Lastly, retailers are now more willing to cut off users who fall behind on their bills, having put systems in place to prevent a repeat of the 2007 power cut that killed Auckland woman Folole Muliaga, who was reliant on a mains-powered respirator.
Cutoffs dropped sharply after her death, but have since steadily recovered that ground.
Powershop's own numbers show most of the cutoffs - 72 per cent - are actually high-energy users, consuming more than the national average 8000KWh of electricity a year.
Community Energy Network head Jo Wills says the figures show people from lower socioeconomic backgrounds are finding it increasingly unaffordable to pump more and more heat into their substandard houses.

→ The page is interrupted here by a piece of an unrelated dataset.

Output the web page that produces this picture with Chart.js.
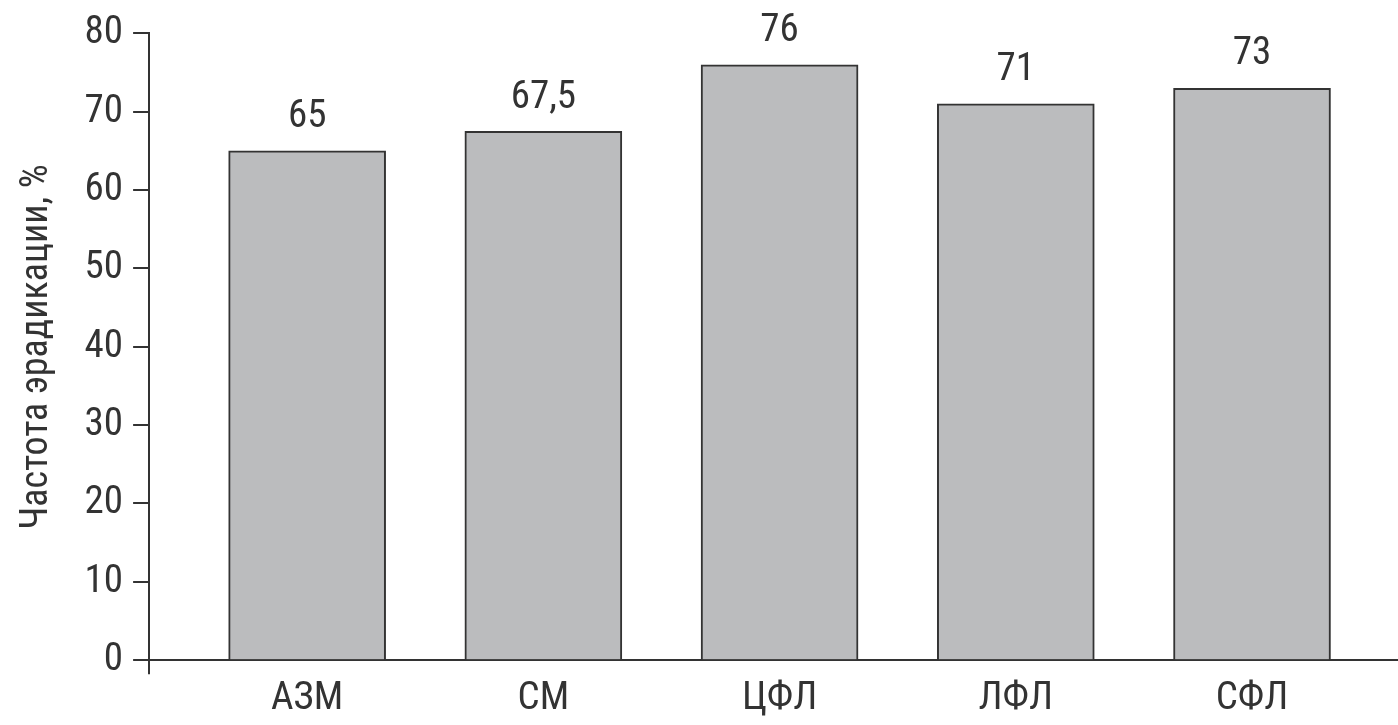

She said preliminary findings of a survey of low-income areas showed some people spent up to $300 a month to heat their homes, meaning any household earning less than $3000 over the same period was technically in energy poverty.
"What we are finding is that people are choosing to use less heating because they can't face the bills coming through," she said. "It has a lot of flow-on effects [such as] the costs of healthcare when they are cold."
As it stands, there is no scheme in place to help these households, although it's understood there is a growing number of low-income people asking Work and Income for help with their energy bills. There is also no formula for when customers get cut off, with each retailer applying a different methodology.
However, a scheme that encourages people to use less power, called the Low User Tariff, caps fixed costs at 30 cents per day. The real cost of getting power to a home is about $1.30.
Mr Sargent says this has perversely tipped the financial incentive towards cutting power in winter when people need it most.
"It is wrong to incentivise energy conservation where health depends on it and not to heat a home in order to save power and money."
He is calling for the Government to introduce a concession scheme, which would give eligible households a discount on their power bills instead of giving discounts to those who can afford it.
The Australian state of Victoria already had one in place, he said. It offered households struggling to pay their bills a 17.5 per cent reduction.